Linda Grant on an analysis of sex research that confirms that science and ideology are close bedfellows SCIENCE IN THE BEDROOM: A HISTORY OF SEX RESEARCH Vern L Bullough Basic Books £16.99

The picture of Vern L Bullough on the back of his book, Science in the Bedroom, depicts a grey-haired man in his sixties, his tie knotted closely about his neck. For all the world he resembles an associate of Newt Gingrich, an elder Republican statesman in the Senate or House. Like William Masters, of the Masters and Johnson pairing, Bullough acted on advice from his elders and betters which warned that he should not embark on sexual research until he had established himself in another field and gained tenure.

Bullough's present work, this volume, shows that thinking about sex is most safely done on the moral and scientific high ground. But his attempt to provide a history of the discipline, if that is what it is, reveals - through his accounts of the work of others and his own prejudices - that science and ideology are never far apart when it comes to investigating the sexual practices of human beings.

Sheer ignorance characterises most of human history. It was not until as late as the Thirties that chromosomes were discovered, and it is breathtaking to consider what Shakespeare and Milton did not know about reproduction - that the flowers on plants were sexual organs or about the existence of sperm, which even in the 19th century was thought by some to be parasites in the seminal fluid.

Until the 20th century sexual research largely consisted of looking through microscopes and discovering what was there in the hope that biological explanations could be found for sexual behaviour. Much of what passed into puritan morality resulted from erroneous scientific theories such as the belief that physical bodies were continually suffering waste which was the cause of death. Since masturbation represented waste for no useful procreative end, its morbidity seemed self- evident.

Bullough argues, convincingly, that the history of sex research from the latter part of the last century onwards has been one in which those who practise various forms of forbidden sex have sought to explain and rationalise their desires. The earliest, like Karl Heinrich Ulrichs, supposed to be the modern world's first self-proclaimed homosexual, were inevitably proselytizers for theories which would normalize their sexual preferences in the eyes of the world. The effect, however, was far more wide-reaching, for in attempting to explain themselves, they threw considerable light on desire in general.

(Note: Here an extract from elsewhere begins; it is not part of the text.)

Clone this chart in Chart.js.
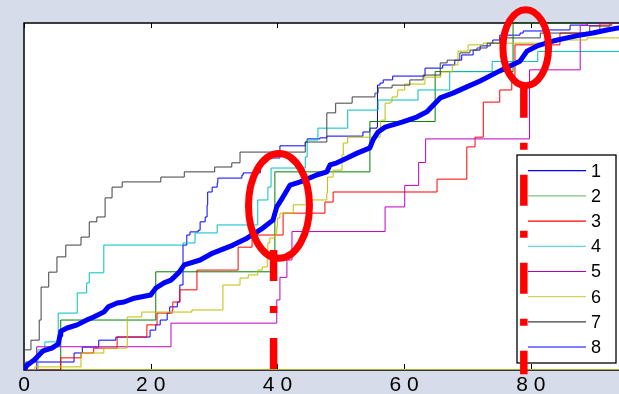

Recently, a number of American graduates, including the First Lady, found, to their embarrassment, that photographs of themselves undressed had been kept in an archive. It was their misfortune to have begun their studies at a time when sex research was drawing on a captive pool of healthy, middle-class young men and women in order to give an aura of respectability to that then notorious subject. This middle period, with which perhaps Bullough feels most comfortable, was the time of Kinsey and of Masters and Johnson. Sex research was considered an exclusively European phenomenon until America quantified it, drawing on thousands of interviews which culminated in the famous 1951 Kinsey report. According to Bullough, this did much to pave the way for the sexual revolution by bringing the personal lives of Americans out into the open. Isolated gay men realised that they were not alone. Women discovered that they could have orgasms.

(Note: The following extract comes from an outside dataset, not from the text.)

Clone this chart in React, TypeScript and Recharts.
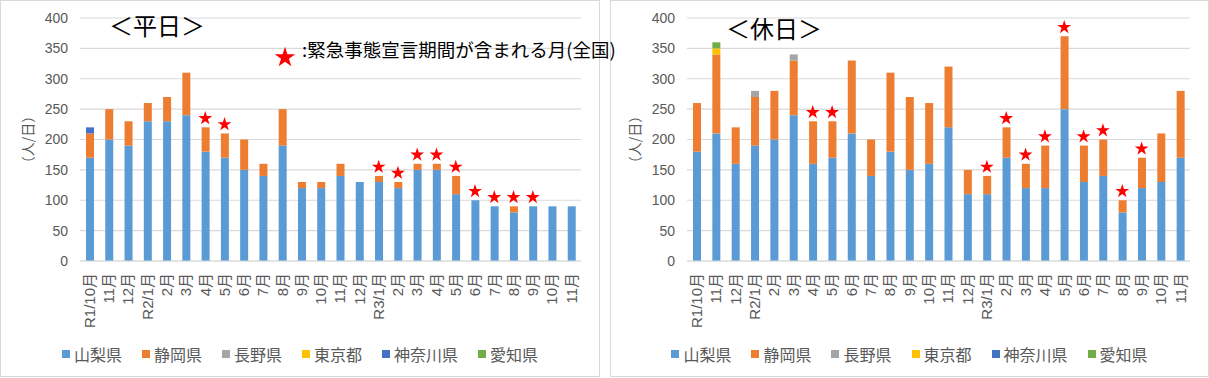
import { ComposedChart, Bar, Line, XAxis, YAxis, CartesianGrid, Legend } from 'recharts';

const months = [
  'R1/10月', '11月', '12月',
  'R2/1月', '2月', '3月', '4月', '5月', '6月', '7月', '8月', '9月', '10月', '11月', '12月',
  'R3/1月', '2月', '3月', '4月', '5月', '6月', '7月', '8月', '9月', '10月', '11月',
];

// 緊急事態宣言期間が含まれる月
const emergency = [0, 0, 0, 0, 0, 0, 1, 1, 0, 0, 0, 0, 0, 0, 0, 1, 1, 1, 1, 1, 1, 1, 1, 1, 0, 0];

// 平日
const wdYamanashi = [170, 200, 190, 230, 230, 240, 180, 170, 150, 140, 190, 120, 120, 140, 130, 130, 120, 150, 150, 110, 100, 90, 80, 90, 90, 90];
const wdShizuoka = [40, 50, 40, 30, 40, 70, 40, 40, 50, 20, 60, 10, 10, 20, 0, 10, 10, 10, 10, 30, 0, 0, 10, 0, 0, 0];
const wdNagano = [0, 0, 0, 0, 0, 0, 0, 0, 0, 0, 0, 0, 0, 0, 0, 0, 0, 0, 0, 0, 0, 0, 0, 0, 0, 0];
const wdTokyo = [0, 0, 0, 0, 0, 0, 0, 0, 0, 0, 0, 0, 0, 0, 0, 0, 0, 0, 0, 0, 0, 0, 0, 0, 0, 0];
const wdKanagawa = [10, 0, 0, 0, 0, 0, 0, 0, 0, 0, 0, 0, 0, 0, 0, 0, 0, 0, 0, 0, 0, 0, 0, 0, 0, 0];
const wdAichi = [0, 0, 0, 0, 0, 0, 0, 0, 0, 0, 0, 0, 0, 0, 0, 0, 0, 0, 0, 0, 0, 0, 0, 0, 0, 0];

// 休日
const hdYamanashi = [180, 210, 160, 190, 200, 240, 160, 170, 210, 140, 180, 150, 160, 220, 110, 110, 170, 120, 120, 250, 130, 140, 80, 120, 130, 170];
const hdShizuoka = [80, 130, 60, 80, 80, 90, 70, 60, 120, 60, 130, 120, 100, 100, 40, 30, 50, 40, 70, 120, 60, 60, 20, 50, 80, 110];
const hdNagano = [0, 0, 0, 10, 0, 10, 0, 0, 0, 0, 0, 0, 0, 0, 0, 0, 0, 0, 0, 0, 0, 0, 0, 0, 0, 0];
const hdTokyo = [0, 10, 0, 0, 0, 0, 0, 0, 0, 0, 0, 0, 0, 0, 0, 0, 0, 0, 0, 0, 0, 0, 0, 0, 0, 0];
const hdKanagawa = [0, 0, 0, 0, 0, 0, 0, 0, 0, 0, 0, 0, 0, 0, 0, 0, 0, 0, 0, 0, 0, 0, 0, 0, 0, 0];
const hdAichi = [0, 10, 0, 0, 0, 0, 0, 0, 0, 0, 0, 0, 0, 0, 0, 0, 0, 0, 0, 0, 0, 0, 0, 0, 0, 0];

const yTicks = [0, 50, 100, 150, 200, 250, 300, 350, 400];

const PREFS = [
  { key: 'yamanashi', name: '山梨県', color: '#5B9BD5' },
  { key: 'shizuoka', name: '静岡県', color: '#ED7D31' },
  { key: 'nagano', name: '長野県', color: '#A5A5A5' },
  { key: 'tokyo', name: '東京都', color: '#FFC000' },
  { key: 'kanagawa', name: '神奈川県', color: '#4472C4' },
  { key: 'aichi', name: '愛知県', color: '#70AD47' },
];

const FONT = "'Liberation Sans', 'Noto Sans CJK JP', sans-serif";
const CJK = "'Noto Sans CJK JP', sans-serif";
const GRAY = '#595959';

function buildRows(series: number[][]) {
  return months.map((month, i) => {
    const row: Record<string, any> = { month };
    let total = 0;
    PREFS.forEach((p, k) => {
      row[p.key] = series[k][i];
      total += series[k][i];
    });
    row.star = emergency[i] ? total : null;
    return row;
  });
}

const weekdayRows = buildRows([wdYamanashi, wdShizuoka, wdNagano, wdTokyo, wdKanagawa, wdAichi]);
const holidayRows = buildRows([hdYamanashi, hdShizuoka, hdNagano, hdTokyo, hdKanagawa, hdAichi]);

function starPath(cx: number, cy: number, r: number) {
  const inner = r * 0.382;
  const pts: string[] = [];
  for (let i = 0; i < 10; i++) {
    const rad = i % 2 === 0 ? r : inner;
    const a = -Math.PI / 2 + (i * Math.PI) / 5;
    pts.push(`${(cx + rad * Math.cos(a)).toFixed(2)},${(cy + rad * Math.sin(a)).toFixed(2)}`);
  }
  return `M${pts.join('L')}Z`;
}

function renderStar(props: any) {
  const { cx, cy, value, index } = props;
  if (value == null || cy == null || isNaN(cy)) return <g key={`s${index}`} />;
  return <path key={`s${index}`} d={starPath(cx, cy - 9, 7.3)} fill="#FF0000" />;
}

function MonthTick({ x, y, payload }: any) {
  return (
    <text x={x} y={y} transform={`rotate(-90, ${x}, ${y})`} textAnchor="end" dy="0.35em"
      fontSize={15} fill={GRAY} fontFamily={FONT}>
      {payload.value}
    </text>
  );
}

function UnitLabel(props: any) {
  const vb = props.viewBox;
  const cx = vb.x - 2;
  const cy = vb.y + vb.height / 2;
  return (
    <text x={cx} y={cy} transform={`rotate(-90, ${cx}, ${cy})`} textAnchor="middle" dy="0.35em"
      fontSize={14} fill={GRAY} fontFamily={CJK}>
      （人/日）
    </text>
  );
}

function LegendContent({ payload }: any) {
  const items = PREFS.map((p) => (payload || []).find((e: any) => e.dataKey === p.key)).filter(Boolean);
  return (
    <div style={{ display: 'flex', justifyContent: 'center', gap: 20, fontFamily: CJK, lineHeight: '20px' }}>
      {items.map((p: any) => (
        <div key={p.value} style={{ display: 'flex', alignItems: 'center' }}>
          <span style={{ width: 8, height: 8, background: p.color, marginRight: 4, display: 'inline-block' }} />
          <span style={{ fontSize: 16, color: GRAY }}>{p.value}</span>
        </div>
      ))}
    </div>
  );
}

function StackChart({ rows, width, marginLeft }: { rows: any[]; width: number; marginLeft: number }) {
  return (
    <ComposedChart width={width} height={377} data={rows}
      margin={{ top: 18, right: 19, left: marginLeft, bottom: 26 }} style={{ fontFamily: FONT }}>
      <CartesianGrid vertical={false} stroke="#d9d9d9" strokeWidth={1.2} />
      <XAxis dataKey="month" interval={0} height={90} tick={<MonthTick />} tickLine={false} tickSize={0} tickMargin={12}
        axisLine={{ stroke: '#d9d9d9', strokeWidth: 1.2 }} />
      <YAxis domain={[0, 400]} ticks={yTicks} width={50} axisLine={false} tickLine={false} tickSize={0} tickMargin={12}
        tick={{ fontSize: 14, fill: GRAY }} label={<UnitLabel />} />
      {PREFS.map((p) => (
        <Bar key={p.key} dataKey={p.key} name={p.name} stackId="a" fill={p.color} barSize={8} isAnimationActive={false} />
      ))}
      <Line dataKey="star" stroke="none" dot={renderStar} activeDot={false} legendType="none" isAnimationActive={false} />
      <Legend verticalAlign="middle" align="center" content={<LegendContent />}
        wrapperStyle={{ top: 344, left: 0, width }} />
    </ComposedChart>
  );
}

const panelBox = (left: number, width: number): React.CSSProperties => ({
  position: 'absolute', left, top: 0, width, height: 377, border: '1px solid #d9d9d9', boxSizing: 'border-box', background: '#fff',
});

const centered = (x: number, y: number, size: number): React.CSSProperties => ({
  position: 'absolute', left: x, top: y, transform: 'translate(-50%, -50%)', fontSize: size, lineHeight: 1,
  fontFamily: CJK, color: '#000', whiteSpace: 'nowrap',
});

export default function App() {
  return (
    <div style={{ position: 'absolute', left: 0, top: 0, width: 1209, height: 378, background: '#fff' }}>
      <div style={panelBox(0, 600)}>
        <div style={{ position: 'absolute', left: -1, top: -1 }}>
          <StackChart rows={weekdayRows} width={600} marginLeft={30} />
        </div>
      </div>
      <div style={panelBox(610, 599)}>
        <div style={{ position: 'absolute', left: -1, top: -1 }}>
          <StackChart rows={holidayRows} width={599} marginLeft={27} />
        </div>
      </div>
      <div style={centered(157, 25, 24)}>＜平日＞</div>
      <div style={centered(774, 28, 24)}>＜休日＞</div>
      <svg style={{ position: 'absolute', left: 270, top: 42 }} width={30} height={30}>
        <path d={starPath(15, 15.5, 10.8)} fill="#FF0000" />
      </svg>
      <div style={{ position: 'absolute', left: 302, top: 38, fontSize: 18.5, lineHeight: '22px', fontFamily: CJK, color: '#000', whiteSpace: 'nowrap' }}>
        :緊急事態宣言期間が含まれる月(全国)
      </div>
    </div>
  );
}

Since the Seventies, the emphasis has been almost exclusively on "deviant" behaviour such as cross-dressing and fetishism. Gender studies has sought to analyse these aspects of sexuality as the product of social conditioning as much as physiology. Perhaps these developments have been too complicated for those who discovered Alex Comfort's The Joy of Sex in mid life. Bullough writes that "large segments of the interested public found it difficult to distinguish between legitimate research and wishful thinking." In fact his book demonstrates that much of what goes on in this field falls into the latter category. Recent gender studies theorists such as Marjorie Garber hope that cross-dressing, by undermining gender distinction, is so subversive that it will somehow manage to undermine civilisation as we now know it. A similar hope was expressed for gay promiscuity in the late Seventies, but it did not turn out that way.

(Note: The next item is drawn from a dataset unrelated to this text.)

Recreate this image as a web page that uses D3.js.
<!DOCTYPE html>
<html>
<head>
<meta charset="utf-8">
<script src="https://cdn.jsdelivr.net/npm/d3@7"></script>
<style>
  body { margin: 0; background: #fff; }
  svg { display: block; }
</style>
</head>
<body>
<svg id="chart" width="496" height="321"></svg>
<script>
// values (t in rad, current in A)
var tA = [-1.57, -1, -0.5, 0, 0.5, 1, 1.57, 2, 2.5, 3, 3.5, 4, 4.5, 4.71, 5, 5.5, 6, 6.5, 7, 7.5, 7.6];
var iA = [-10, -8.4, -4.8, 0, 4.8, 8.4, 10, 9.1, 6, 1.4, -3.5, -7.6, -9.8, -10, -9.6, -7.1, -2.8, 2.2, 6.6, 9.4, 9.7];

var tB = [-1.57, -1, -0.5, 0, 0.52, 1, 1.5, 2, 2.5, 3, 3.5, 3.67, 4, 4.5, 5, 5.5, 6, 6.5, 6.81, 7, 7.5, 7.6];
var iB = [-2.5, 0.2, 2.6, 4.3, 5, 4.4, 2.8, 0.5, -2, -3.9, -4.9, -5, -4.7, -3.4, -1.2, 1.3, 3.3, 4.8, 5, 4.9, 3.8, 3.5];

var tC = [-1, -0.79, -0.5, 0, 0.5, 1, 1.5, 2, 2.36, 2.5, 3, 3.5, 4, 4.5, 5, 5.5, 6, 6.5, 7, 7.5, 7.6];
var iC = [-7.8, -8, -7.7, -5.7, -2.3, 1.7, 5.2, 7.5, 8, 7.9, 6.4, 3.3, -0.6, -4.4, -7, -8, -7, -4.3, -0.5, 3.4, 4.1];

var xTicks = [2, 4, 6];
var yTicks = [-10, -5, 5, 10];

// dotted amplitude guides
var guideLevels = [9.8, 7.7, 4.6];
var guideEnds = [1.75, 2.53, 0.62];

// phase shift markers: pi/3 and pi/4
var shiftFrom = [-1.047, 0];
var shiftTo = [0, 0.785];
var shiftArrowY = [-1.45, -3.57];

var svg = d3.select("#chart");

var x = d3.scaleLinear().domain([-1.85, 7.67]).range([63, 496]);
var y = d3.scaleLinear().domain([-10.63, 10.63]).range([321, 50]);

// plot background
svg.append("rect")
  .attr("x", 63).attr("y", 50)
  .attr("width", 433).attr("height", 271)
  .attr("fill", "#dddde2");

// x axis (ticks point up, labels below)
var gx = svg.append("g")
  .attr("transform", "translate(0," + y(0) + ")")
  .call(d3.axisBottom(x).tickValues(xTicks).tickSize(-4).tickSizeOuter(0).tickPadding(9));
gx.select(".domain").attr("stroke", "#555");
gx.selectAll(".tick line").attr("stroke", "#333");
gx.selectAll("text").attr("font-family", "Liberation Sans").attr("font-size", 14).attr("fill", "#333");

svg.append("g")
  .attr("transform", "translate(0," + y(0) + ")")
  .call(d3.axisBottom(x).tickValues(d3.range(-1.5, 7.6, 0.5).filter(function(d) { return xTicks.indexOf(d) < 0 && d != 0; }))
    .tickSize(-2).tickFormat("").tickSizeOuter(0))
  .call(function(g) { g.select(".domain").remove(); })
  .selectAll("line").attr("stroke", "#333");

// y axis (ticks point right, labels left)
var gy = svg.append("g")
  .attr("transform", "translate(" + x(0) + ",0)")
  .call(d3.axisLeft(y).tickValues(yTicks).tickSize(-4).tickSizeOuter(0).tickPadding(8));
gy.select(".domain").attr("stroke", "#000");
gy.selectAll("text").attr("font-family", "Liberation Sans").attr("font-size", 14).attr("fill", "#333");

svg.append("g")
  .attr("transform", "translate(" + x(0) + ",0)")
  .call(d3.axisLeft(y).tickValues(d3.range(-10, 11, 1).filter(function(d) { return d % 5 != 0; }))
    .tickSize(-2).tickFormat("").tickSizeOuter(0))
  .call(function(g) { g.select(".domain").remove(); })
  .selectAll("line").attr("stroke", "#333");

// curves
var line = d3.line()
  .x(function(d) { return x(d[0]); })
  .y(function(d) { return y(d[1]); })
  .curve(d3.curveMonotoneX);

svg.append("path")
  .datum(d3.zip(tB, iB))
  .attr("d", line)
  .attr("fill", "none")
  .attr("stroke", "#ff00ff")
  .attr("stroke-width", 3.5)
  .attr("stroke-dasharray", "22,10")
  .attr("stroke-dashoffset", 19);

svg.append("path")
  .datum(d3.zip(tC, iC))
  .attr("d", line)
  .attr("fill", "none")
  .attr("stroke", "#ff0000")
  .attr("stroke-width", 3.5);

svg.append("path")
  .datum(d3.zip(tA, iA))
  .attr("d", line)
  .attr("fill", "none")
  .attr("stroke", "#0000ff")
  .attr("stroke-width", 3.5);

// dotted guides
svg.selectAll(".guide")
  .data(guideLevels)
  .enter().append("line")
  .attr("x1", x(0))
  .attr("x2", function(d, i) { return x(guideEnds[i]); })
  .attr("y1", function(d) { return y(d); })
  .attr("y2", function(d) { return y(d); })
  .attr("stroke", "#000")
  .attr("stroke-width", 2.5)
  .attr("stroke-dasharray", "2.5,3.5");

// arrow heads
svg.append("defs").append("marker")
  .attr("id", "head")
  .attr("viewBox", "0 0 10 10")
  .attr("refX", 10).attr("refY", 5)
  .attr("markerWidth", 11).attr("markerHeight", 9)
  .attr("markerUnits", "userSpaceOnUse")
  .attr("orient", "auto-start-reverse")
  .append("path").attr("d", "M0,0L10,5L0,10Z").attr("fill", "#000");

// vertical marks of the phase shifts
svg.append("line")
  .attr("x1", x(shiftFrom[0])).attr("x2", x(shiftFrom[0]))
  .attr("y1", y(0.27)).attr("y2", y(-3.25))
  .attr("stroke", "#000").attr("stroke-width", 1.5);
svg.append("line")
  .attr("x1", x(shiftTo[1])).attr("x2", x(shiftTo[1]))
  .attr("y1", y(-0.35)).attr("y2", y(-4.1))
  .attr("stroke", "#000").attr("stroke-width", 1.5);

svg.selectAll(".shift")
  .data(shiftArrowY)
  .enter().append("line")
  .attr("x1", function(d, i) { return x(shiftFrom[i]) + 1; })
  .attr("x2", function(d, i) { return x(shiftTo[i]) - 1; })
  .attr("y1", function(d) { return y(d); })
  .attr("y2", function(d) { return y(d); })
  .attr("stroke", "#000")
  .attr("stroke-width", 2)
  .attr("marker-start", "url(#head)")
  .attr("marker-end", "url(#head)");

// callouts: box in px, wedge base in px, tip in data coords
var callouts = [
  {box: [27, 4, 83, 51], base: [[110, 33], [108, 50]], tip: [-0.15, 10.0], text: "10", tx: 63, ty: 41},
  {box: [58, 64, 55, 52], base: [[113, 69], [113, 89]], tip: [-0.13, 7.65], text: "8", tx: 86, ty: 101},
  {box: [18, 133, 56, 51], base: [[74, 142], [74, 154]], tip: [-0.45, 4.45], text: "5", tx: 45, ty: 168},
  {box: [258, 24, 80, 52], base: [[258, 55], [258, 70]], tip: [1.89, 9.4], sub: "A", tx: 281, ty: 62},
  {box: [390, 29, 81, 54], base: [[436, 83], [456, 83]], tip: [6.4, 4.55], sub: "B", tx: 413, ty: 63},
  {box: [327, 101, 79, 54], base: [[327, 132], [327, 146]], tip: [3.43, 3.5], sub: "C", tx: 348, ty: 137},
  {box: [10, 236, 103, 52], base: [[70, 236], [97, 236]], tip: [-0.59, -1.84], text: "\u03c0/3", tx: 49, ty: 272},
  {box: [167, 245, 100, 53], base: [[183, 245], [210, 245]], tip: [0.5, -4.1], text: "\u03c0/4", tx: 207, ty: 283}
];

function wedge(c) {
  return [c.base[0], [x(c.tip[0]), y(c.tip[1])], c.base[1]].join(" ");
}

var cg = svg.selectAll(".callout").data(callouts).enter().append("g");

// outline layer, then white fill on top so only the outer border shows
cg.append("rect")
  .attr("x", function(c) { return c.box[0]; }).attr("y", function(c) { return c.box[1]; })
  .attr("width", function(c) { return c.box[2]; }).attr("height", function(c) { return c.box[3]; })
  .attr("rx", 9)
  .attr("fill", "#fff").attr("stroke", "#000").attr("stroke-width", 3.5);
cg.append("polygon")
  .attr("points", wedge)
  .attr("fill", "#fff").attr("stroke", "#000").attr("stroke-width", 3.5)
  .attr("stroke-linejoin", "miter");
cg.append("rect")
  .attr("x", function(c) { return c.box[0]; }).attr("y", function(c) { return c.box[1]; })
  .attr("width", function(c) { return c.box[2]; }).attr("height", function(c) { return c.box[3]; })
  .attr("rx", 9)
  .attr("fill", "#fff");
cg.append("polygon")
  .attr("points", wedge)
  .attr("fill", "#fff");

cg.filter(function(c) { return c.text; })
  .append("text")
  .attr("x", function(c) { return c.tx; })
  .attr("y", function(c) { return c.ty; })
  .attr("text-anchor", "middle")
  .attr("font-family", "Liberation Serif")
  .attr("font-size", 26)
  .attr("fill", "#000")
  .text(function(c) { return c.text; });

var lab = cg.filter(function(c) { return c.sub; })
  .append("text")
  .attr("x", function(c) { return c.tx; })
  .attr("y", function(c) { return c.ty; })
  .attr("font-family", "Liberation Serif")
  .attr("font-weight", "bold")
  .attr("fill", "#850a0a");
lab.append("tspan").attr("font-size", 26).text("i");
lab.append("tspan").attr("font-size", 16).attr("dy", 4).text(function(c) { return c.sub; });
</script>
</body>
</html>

At the end of Bullough's thorough but not specially lively or readable account, one wonders if the study of human sexuality could or should be a discipline in its own right? At present, it is shared by sociologists, feminists, gynaecologists, statisticians and historians. Each speciality brings to bear its own discourse, its own cultural models. At any given moment one or the other is in the ascendancy. We think about sex through their eyes. Genetics represents the next great breakthrough, which might establish that there are specific genes for particular sexual urges. What will the gender theorists do then?